Hydroxyapatite conversion by microwave, coprecipitation, and sol–gel methods.

Methods	Thermal-Induced Reaction	Time (min)
Microwave	600 W; 800 W	15
Coprecipitation	1000 °C	360
Sol–Gel	1000 °C	360

3.4. Synthesis of Hydroxyapatite: Coprecipitation

The coprecipitation method was based on the previous procedure with slight modification [24]. The amount of 22 g of CaO powder was dissolved in demineralized water and mixed with diluted H3PO4 85% (60 °C, agitation speed 700 rpm). The H3PO4 was added by titration process with a drop rate of 3 mL/minute. NH3 was then added to the suspension until it reached pH 10. Subsequently, the suspension was then sonicated with an ultrasonic bath (Branson 3510, Brookfield, CT, USA) for 1 h at 42 kHz. The suspension was placed at room temperature for 24 h. The obtained sediment was washed with demineralized water and filtered using filter paper with a pore size of approximately 8–11 µm. The sediment was dried in an oven (Binder RedLine, Tuttlingen, Germany) for 15 h at 90 °C and calcinated at 1000 °C for 6 h. The synthesis condition is summarized in Table 3.

3.5. Synthesis of Hydroxyapatite: Sol-Gel

The amount of 7.4 g of CaO powder was dissolved in 100 mL of ethanol 96% and mixed with 100 mL of H3PO4 that has been diluted in demineralized water (temperature of 37 °C, agitation speed of 300 rpm). The H3PO4 was added by titration process with a drop rate of 1 mL/minute. The NH3 was added to the suspension until it has reached a pH of 10. The suspension was placed at room temperature for 24 h. The obtained gelatin was washed with demineralized water 3 times and then filtered using filter paper with a pore size of approximately 8–11 µm. The sediment was then dried in an oven (Binder RedLine, Tuttlingen, Germany) for 18 h at 105 °C and subsequently calcinated at 1000 °C for 6 h [82]. The synthesis condition is summarized in Table 3.

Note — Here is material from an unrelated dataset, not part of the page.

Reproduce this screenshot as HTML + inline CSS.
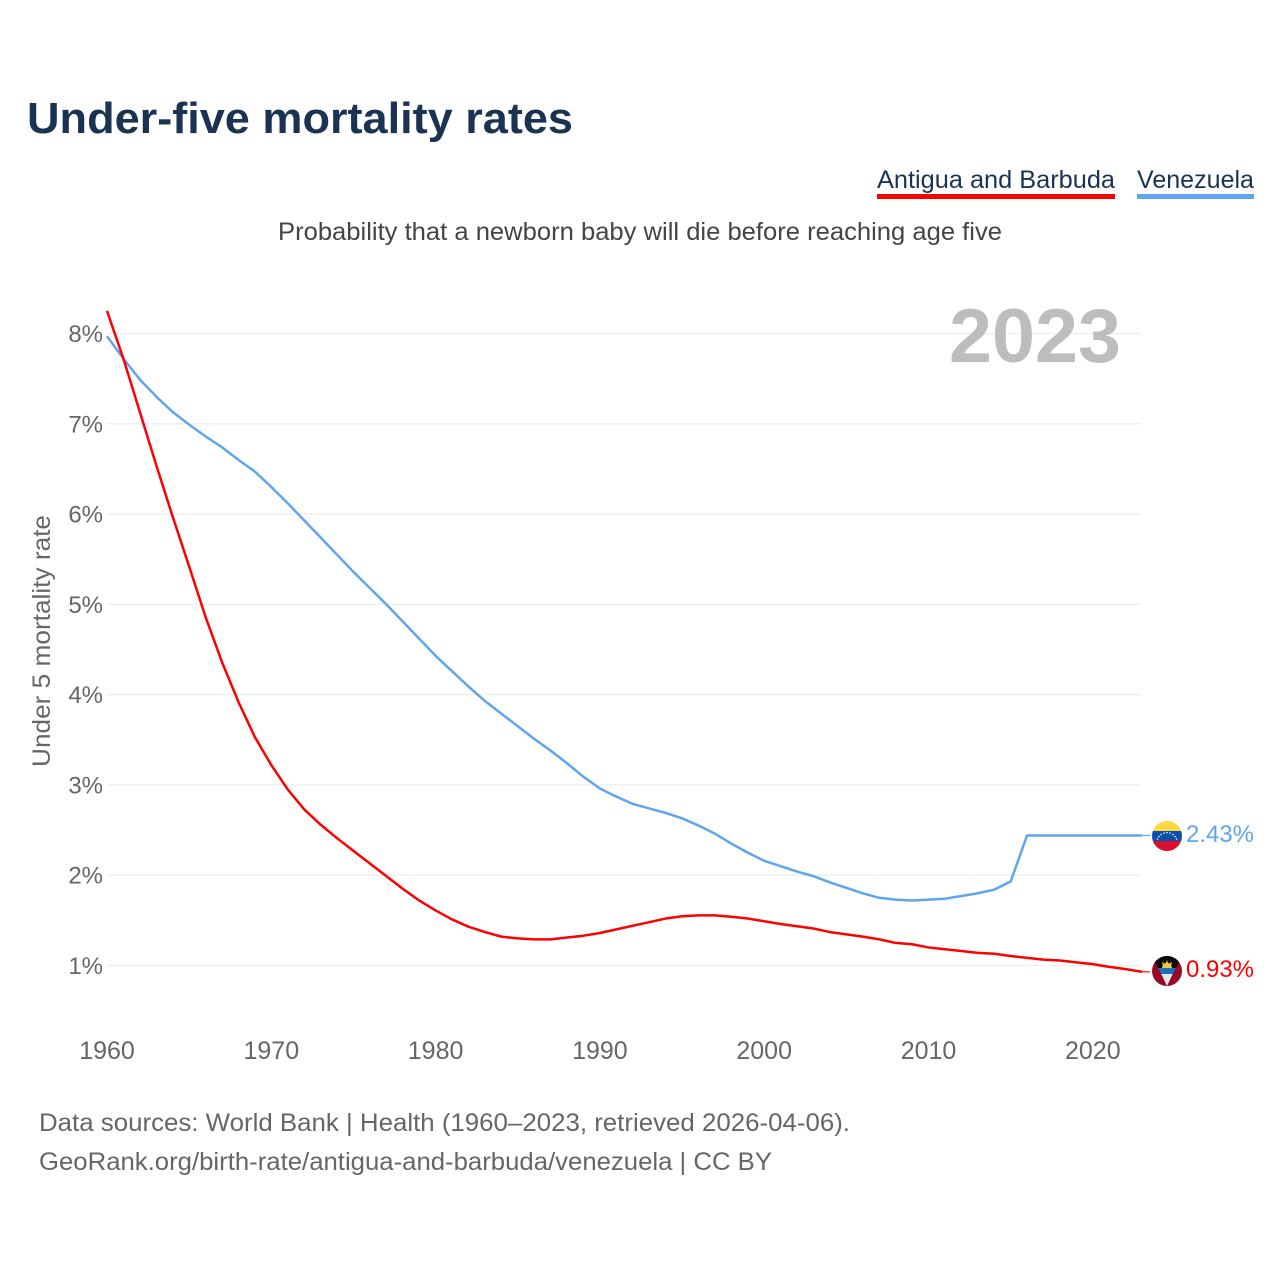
<!DOCTYPE html>
<html lang="en">
<head>
<meta charset="utf-8">
<title>Under-five mortality rates</title>
<style>
html,body{margin:0;padding:0;background:#fff;}
svg{display:block;font-family:"Liberation Sans",sans-serif;}
</style>
</head>
<body>
<svg id="chart" width="1280" height="1280" viewBox="0 0 1280 1280" xmlns="http://www.w3.org/2000/svg">
  <defs>
    <clipPath id="clip-ve"><circle cx="1167" cy="836" r="15"/></clipPath>
    <clipPath id="clip-ag"><circle cx="1167" cy="971" r="15"/></clipPath>
  </defs>
  <rect width="1280" height="1280" fill="#fff"/>
  <text x="27" y="133" font-size="44" font-weight="700" fill="#1a3353" textLength="546" lengthAdjust="spacingAndGlyphs">Under-five mortality rates</text>
  <text x="877" y="188" font-size="25" fill="#1a3353" textLength="238" lengthAdjust="spacingAndGlyphs">Antigua and Barbuda</text>
  <rect x="877" y="194" width="238" height="5" fill="#ff0000"/>
  <text x="1137" y="188" font-size="25" fill="#1a3353" textLength="117" lengthAdjust="spacingAndGlyphs">Venezuela</text>
  <rect x="1137" y="194" width="117" height="5" fill="#5fa5ee"/>
  <text x="278" y="240" font-size="25" fill="#444" textLength="724" lengthAdjust="spacingAndGlyphs">Probability that a newborn baby will die before reaching age five</text>
  <g id="grid"></g>
  <g id="y-ticks"></g>
  <g id="x-ticks"></g>
  <text x="949" y="362" font-size="76" font-weight="700" fill="#bdbdbd" textLength="172" lengthAdjust="spacingAndGlyphs">2023</text>
  <text transform="translate(50 641) rotate(-90)" text-anchor="middle" font-size="25" fill="#666" textLength="252" lengthAdjust="spacingAndGlyphs">Under 5 mortality rate</text>
  <g id="series"></g>

  <g clip-path="url(#clip-ve)">
    <rect x="1152" y="821" width="30" height="10" fill="#ffd83d"/>
    <rect x="1152" y="831" width="30" height="10" fill="#0a4fb0"/>
    <rect x="1152" y="841" width="30" height="10" fill="#d8102c"/>
    <g fill="#fff">
      <circle cx="1157.5" cy="839" r="0.8"/><circle cx="1159" cy="836.5" r="0.8"/><circle cx="1161" cy="834.5" r="0.8"/><circle cx="1164" cy="833" r="0.8"/><circle cx="1167" cy="832.5" r="0.8"/><circle cx="1170" cy="833" r="0.8"/><circle cx="1173" cy="834.5" r="0.8"/><circle cx="1175" cy="836.5" r="0.8"/><circle cx="1176.5" cy="839" r="0.8"/>
    </g>
  </g>
  <g clip-path="url(#clip-ag)">
    <rect x="1152" y="956" width="30" height="30" fill="#9a0a22"/>
    <polygon points="1152,956 1182,956 1167,986" fill="#0a0a0a"/>
    <circle cx="1167" cy="968" r="5" fill="#f6c93a"/>
    <polygon points="1167,960 1168.5,964 1172,962 1171,966 1163,966 1162,962 1165.5,964" fill="#f6c93a"/>
    <polygon points="1158,968 1176,968 1172.8,974 1161.2,974" fill="#1f6fc0"/>
    <polygon points="1161.2,974 1172.8,974 1167,986" fill="#e8e8e8"/>
  </g>
  <text x="1186" y="842" font-size="24" fill="#5fa5ee" textLength="68" lengthAdjust="spacingAndGlyphs">2.43%</text>
  <text x="1186" y="977" font-size="24" fill="#ff0000" textLength="68" lengthAdjust="spacingAndGlyphs">0.93%</text>

  <text x="39" y="1131" font-size="25" fill="#666" textLength="811" lengthAdjust="spacingAndGlyphs">Data sources: World Bank | Health (1960–2023, retrieved 2026-04-06).</text>
  <text x="39" y="1170" font-size="25" fill="#666" textLength="733" lengthAdjust="spacingAndGlyphs">GeoRank.org/birth-rate/antigua-and-barbuda/venezuela | CC BY</text>
</svg>
<script>
const startYear = 1960;
const yTickValues = [1, 2, 3, 4, 5, 6, 7, 8];
const xTickYears = [1960, 1970, 1980, 1990, 2000, 2010, 2020];
const antiguaValues = [8.25, 7.72, 7.13, 6.54, 5.97, 5.42, 4.86, 4.36, 3.92, 3.53, 3.22, 2.95, 2.73, 2.56, 2.41, 2.27, 2.13, 1.99, 1.85, 1.72, 1.61, 1.51, 1.43, 1.37, 1.32, 1.30, 1.29, 1.29, 1.31, 1.33, 1.36, 1.40, 1.44, 1.48, 1.52, 1.545, 1.555, 1.555, 1.54, 1.52, 1.49, 1.46, 1.435, 1.41, 1.37, 1.345, 1.32, 1.29, 1.25, 1.235, 1.20, 1.18, 1.16, 1.14, 1.13, 1.105, 1.085, 1.065, 1.055, 1.035, 1.015, 0.985, 0.96, 0.93];
const venezuelaValues = [7.97, 7.72, 7.49, 7.30, 7.13, 6.99, 6.86, 6.74, 6.60, 6.47, 6.30, 6.12, 5.93, 5.74, 5.55, 5.36, 5.18, 5.00, 4.81, 4.62, 4.43, 4.26, 4.09, 3.93, 3.79, 3.65, 3.51, 3.38, 3.24, 3.09, 2.96, 2.87, 2.79, 2.74, 2.69, 2.63, 2.55, 2.46, 2.35, 2.25, 2.16, 2.10, 2.04, 1.99, 1.92, 1.86, 1.80, 1.75, 1.73, 1.72, 1.73, 1.74, 1.77, 1.80, 1.84, 1.93, 2.44, 2.44, 2.44, 2.44, 2.44, 2.44, 2.44, 2.44];

const NS = 'http://www.w3.org/2000/svg';
function xScale(year) { return 107 + (year - 1960) * 16.43; }
function yScale(v) { return 965.5 - (v - 1) * 90.29; }

const grid = document.getElementById('grid');
const yTicks = document.getElementById('y-ticks');
yTickValues.forEach(function (v) {
  const line = document.createElementNS(NS, 'line');
  
  
  line.setAttribute('x1', 107);
  line.setAttribute('x2', 1141);
  line.setAttribute('y1', yScale(v));
  line.setAttribute('y2', yScale(v));
  line.setAttribute('stroke', '#eeeeee');
  line.setAttribute('stroke-width', 1.3);
  grid.appendChild(line);
  const label = document.createElementNS(NS, 'text');
  
  
  label.setAttribute('x', 103);
  label.setAttribute('y', yScale(v) + 8.5);
  label.setAttribute('text-anchor', 'end');
  label.setAttribute('font-size', 24);
  label.setAttribute('fill', '#666');
  label.textContent = v + '%';
  yTicks.appendChild(label);
});

const xTicks = document.getElementById('x-ticks');
xTickYears.forEach(function (year) {
  const label = document.createElementNS(NS, 'text');
  
  
  label.setAttribute('x', xScale(year));
  label.setAttribute('y', 1059);
  label.setAttribute('text-anchor', 'middle');
  label.setAttribute('font-size', 25);
  label.setAttribute('fill', '#666');
  label.textContent = String(year);
  xTicks.appendChild(label);
});

const seriesGroup = document.getElementById('series');
function drawSeries(values, color, name) {
  const d = values.map(function (v, i) {
    return (i ? 'L' : 'M') + xScale(startYear + i).toFixed(2) + ' ' + yScale(v).toFixed(2);
  }).join(' ');
  const path = document.createElementNS(NS, 'path');
  
  
  path.setAttribute('d', d);
  path.setAttribute('fill', 'none');
  path.setAttribute('stroke', color);
  path.setAttribute('stroke-width', 2.5);
  path.setAttribute('stroke-linejoin', 'round');
  seriesGroup.appendChild(path);
  const lastY = yScale(values[values.length - 1]);
  const connector = document.createElementNS(NS, 'line');
  
  
  connector.setAttribute('x1', xScale(startYear + values.length - 1));
  connector.setAttribute('x2', 1150);
  connector.setAttribute('y1', lastY);
  connector.setAttribute('y2', lastY);
  connector.setAttribute('stroke', color);
  connector.setAttribute('stroke-width', 1.2);
  seriesGroup.appendChild(connector);
}
drawSeries(venezuelaValues, '#5fa5ee', 'line-venezuela');
drawSeries(antiguaValues, '#ff0000', 'line-antigua-and-barbuda');
</script>
</body>
</html>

3.6. Characterization of Hydroxyapatite

The HAp powder was then characterized using a Fourier transform-infrared (Shimadzu 8400S, Kyoto, Japan), X-ray diffraction (PANalytical X’Pert3 Powder, Malvern, UK), X-ray fluorescence (PANalytical Minipal 4, Malvern, UK), and scanning electron microscope (FEI Quanta FEG 650, Hillsboro, OR, USA).

4. Conclusions

Hydroxyapatite-based bioceramic particles derived from crab shells biowaste were successfully synthesized by using three different methods—microwave, coprecipitation, and sol–gel. Analysis of chemical compounds by FTIR showed that the functional groups from HAp produced from three different routes were similar. Based on the XRD results, the degree of crystallinity of HAp synthesized by using the microwave method was much lower than the other two methods. Elemental analysis using XRF showed that Fe and Sr elements existed and acted as impurities, which lead to the formation of Ca9FeH(PO4)7 that was observed in the sol–gel method. CaO as the main constituent offers the best properties as raw material for bioceramic ultrafiltration membranes.